Monarch butterflies used to gather in the park half a mile from where I grew up, in numbers too great to count. They hung like orange jewels from the gray-green strands of Eucalyptus leaves.
A lot of my youth took place in that park. I rode through it on my bike to and from the junior high school and, later, on my way to work at a number of those crappy jobs one gets as a teenager. I played baseball there. But for me it’s the monarchs. They gave to that place meaning.
I moved away from Ventura many years ago. The butterflies are mostly gone now. According to a recent report from the Xerces Society, an advocacy group focused on invertebrate conservation, only 1914 Monarchs were recorded overwintering on the California coast. Xerces Society volunteers canvassed 246 roosting sites from the North Coast to Baja California in the south. “This critically low number follows two years with fewer than 30,000 butterflies–the previous record lows–indicating that the western Monarch Butterfly migration is nearing collapse.” The Xerces Society has been watching this migration for decades. The most recent data show “a 99.9% fall from the numbers of monarchs in the 1980s, when butterflies filled trees from Marin County to San Diego County.”
California is changing. Every time I go back it seems drier, hotter, and more desperate. I still see the scars from the catastrophic fires that devastated the town late in 2018. It is difficult to live there unless you have money. Homelessness is rampant. RVs sit in the lots at the park, a place for those who are struggling to scrape by to set up base camp. There are costs associated with all of this. Southern California is so different from what I once knew. Maybe the butterflies are a small matter, but their decline seems emblematic of so much else. The reasons for the devastating drop in the Monarch population are easy to see and entirely avoidable: loss of overwintering, migration, and breeding habitat and the use of pesticides.

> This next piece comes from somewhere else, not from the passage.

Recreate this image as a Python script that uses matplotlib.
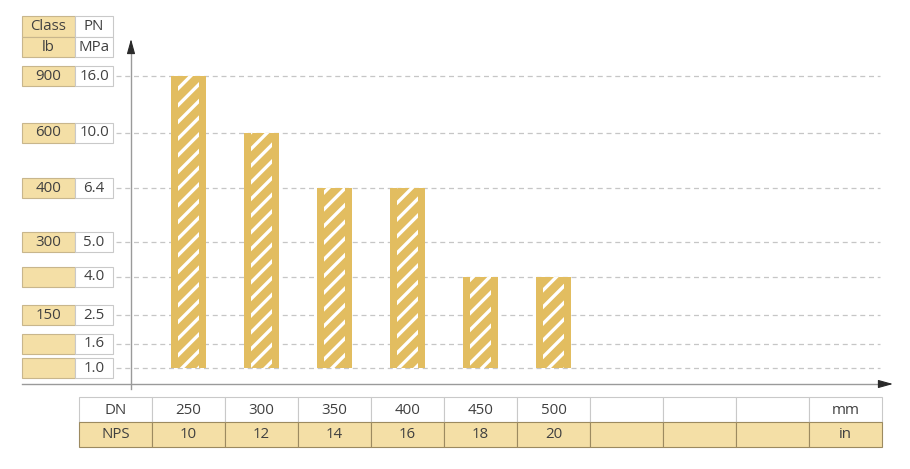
import matplotlib.pyplot as plt
from matplotlib.patches import Rectangle
from matplotlib.transforms import blended_transform_factory

plt.rcParams['font.family'] = ['Open Sans', 'DejaVu Sans']
plt.rcParams['hatch.linewidth'] = 2.4

# pressure levels (PN, MPa) and the matching ANSI class (lb)
pn_levels = ['1.0', '1.6', '2.5', '4.0', '5.0', '6.4', '10.0', '16.0']
class_lb = ['', '', '150', '', '300', '400', '600', '900']
# where each level sits on the chart (px above the x axis), it is not to scale
level_pos = [16, 40.5, 69, 107, 142, 196, 251, 307.5]

# nominal sizes
dn_mm = ['250', '300', '350', '400', '450', '500', '', '', '']
nps_in = ['10', '12', '14', '16', '18', '20', '', '', '']
# max pressure rating per size
bar_pn = ['16.0', '10.0', '6.4', '6.4', '4.0', '4.0']

BAR = '#e2bd60'
TAN = '#f4dfa6'
TXT = '#404040'
EDGE = '#c9c9c9'
FS = 10.8

W, H = 910, 469
fig = plt.figure(figsize=(W / 100, H / 100), dpi=100)

# main axes: one unit per table column on x, px on y
col_w, col0 = 73.0, 188.5
ax_l, ax_r, ax_b, ax_t = 131, 888, 384, 40
ax = fig.add_axes([ax_l / W, (H - ax_b) / H, (ax_r - ax_l) / W, (ax_b - ax_t) / H])
ax.set_xlim((ax_l - col0) / col_w, (ax_r - col0) / col_w)
ax.set_ylim(0, ax_b - ax_t)
ax.axis('off')

# overlay in figure pixels (y down) for tables and arrows
ov = fig.add_axes([0, 0, 1, 1])
ov.set_xlim(0, W)
ov.set_ylim(H, 0)
ov.axis('off')

tr_left = blended_transform_factory(ov.transData, ax.transData)
tr_bot = blended_transform_factory(ax.transData, ov.transData)

pos = dict(zip(pn_levels, level_pos))
base = pos['1.0']
xs = list(range(len(bar_pn)))
heights = [pos[v] - base for v in bar_pn]

# bars: solid body plus white stripes in the middle
ax.bar(xs, heights, bottom=base, width=0.47, color=BAR, lw=0, zorder=2)
ax.bar(xs, heights, bottom=base, width=0.30, color='none', edgecolor='white',
       hatch='//', lw=0, zorder=3)

# dashed level lines
for p in level_pos:
    ax.plot([116, 880], [p, p], transform=tr_left, ls=(0, (4, 3)), color='#c6c6c6',
            lw=0.9, zorder=1, clip_on=False)

# left table: class / PN
def cell(x, y, w, h, fc, ec, txt, tr, tc=TXT):
    ov.add_patch(Rectangle((x, y), w, h, transform=tr, fc=fc, ec=ec, lw=0.8, clip_on=False))
    if txt:
        ov.text(x + w / 2, y + h / 2, txt, transform=tr, ha='center', va='center',
                fontsize=FS, color=tc, clip_on=False)

cell(22, 16, 53, 21.5, TAN, '#c8b68c', 'Class', ov.transData)
cell(75, 16, 38, 21.5, 'white', EDGE, 'PN', ov.transData)
cell(22, 37.5, 53, 19.5, TAN, '#c8b68c', 'lb', ov.transData)
cell(75, 37.5, 38, 19.5, 'white', EDGE, 'MPa', ov.transData)

for lb, pn, p in zip(class_lb, pn_levels, level_pos):
    cell(22, p - 10, 53, 20, TAN, '#c8b68c', lb, tr_left)
    cell(75, p - 10, 38, 20, 'white', EDGE, pn, tr_left)

# bottom table: DN / NPS
row_dn = ['DN'] + dn_mm + ['mm']
row_nps = ['NPS'] + nps_in + ['in']
for i, (a, b) in enumerate(zip(row_dn, row_nps)):
    x = i - 1
    cell(x - 0.5, 397.5, 1, 25, 'white', EDGE, a, tr_bot)
    cell(x - 0.5, 422.5, 1, 25, TAN, '#9c8a60', b, tr_bot)

# axes with arrows
ov.plot([22, 884], [384, 384], color='#9a9a9a', lw=1.0)
ov.plot([131, 131], [389, 50], color='#9a9a9a', lw=1.0)
arrow = dict(arrowstyle='-|>,head_length=0.9,head_width=0.25', color='#2a2a2a',
             lw=0.8, shrinkA=0, shrinkB=0)
ov.annotate('', xy=(893, 384), xytext=(880, 384), arrowprops=arrow)
ov.annotate('', xy=(131, 39), xytext=(131, 52), arrowprops=arrow)

fig.savefig('out.png', dpi=100)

Some historians will tell you that they study the past. There is truth to that, of course. But I think it is more on the mark to say that we study change: how and why, and with what consequences.
There has been so much change over the last eleven months. Early in March of last year my mom had a serious stroke. No stroke is well-timed, but having one at the beginning of a global pandemic was particularly devastating. The stroke took place early in March. I flew out to visit. I flew back to New York on the 12th, and everything shut down the next day. After three months in a locked-down rehab facility, as the residents started to fall ill and die from Covid, we moved my mom home. The cost of 24/7 care was enormous and unsustainable, and when Covid hit both my parents late in December, brought into the house by one of the caregivers, we decided again to move my mom, this time out of the house she has called home for sixty years and into a board and care facility. My parents made it through COVID–thanks to the help of a family friend who owned a scuba shop in the harbor we were able to get my dad the oxygen he needed more quickly than the doctor could order it. And we are hopeful we have made the right move. We cannot know for sure and like so many people, we are wracked with uncertainty.
I know we have it better than many millions of people.
I think back over the past eleven months. I think of what has happened since March. George Floyd, and the Black Lives Matter protests across the country; the presidential campaign, and its strange, violent conclusion. I think of the constantly increasing death toll, and the millions of people grieving. And the assault on the Capitol building less than a month ago. These are events of significance. I do not doubt that one day students in high school and on college campuses will read about them, if we still have history classes then.
But his past year has made my world much smaller. What are the events that mattered in my own life? A stroke, fraught trips across the country in the midst of a pandemic to try to help, my own bout with the disease from which I am still recovering. And the effect of this crisis on my parents.
Within two weeks of my return to New York, we reached the painful decision to put our dog Bonehead to sleep. It caused a lot of stress and sadness, the days preceding this decision.
We adopted him from the shelter in 2010, an angry and tweaked-out stray with bug eyes, a lantern jaw, and a bad attitude. We named him Stitch, because of how he looked. Gradually he grew into his real name, because of who he was. He never took food from a plate. Sometimes he tried to be nice, and to be playful, but it was never really in him. He was afraid of fireworks and thunder until he lost his hearing. He continued to speak with the ghost of the old man who died in our house many, many years ago. And if you came up to him to say hi with your dog, he would jack you up. Whenever I left town, his anxiety kicked in and he would get the worst case of the shits. He was not a nice dog, and he was a lot of trouble. But after a year like this one, I am feeling like maybe this long 2020 finally won a round, and landed a couple of hard punches. We’re reeling.
During the week I spent in California I pushed my mom in her wheelchair through the park. I scooped up avocados that the wind had knocked down. I know cargo sorts are out of fashion, but sometimes you have to stash things, you know? I saw a few Monarchs flying around, but nothing like before. Nothing was the same. On my last day I walked out to the backyard, and checked out a few ratty looking milkweed plants. I saw one Monarch caterpillar, munching along, working his way through his cycle before one of a number of possible predators picked him off. Maybe it’s a hopeful sign.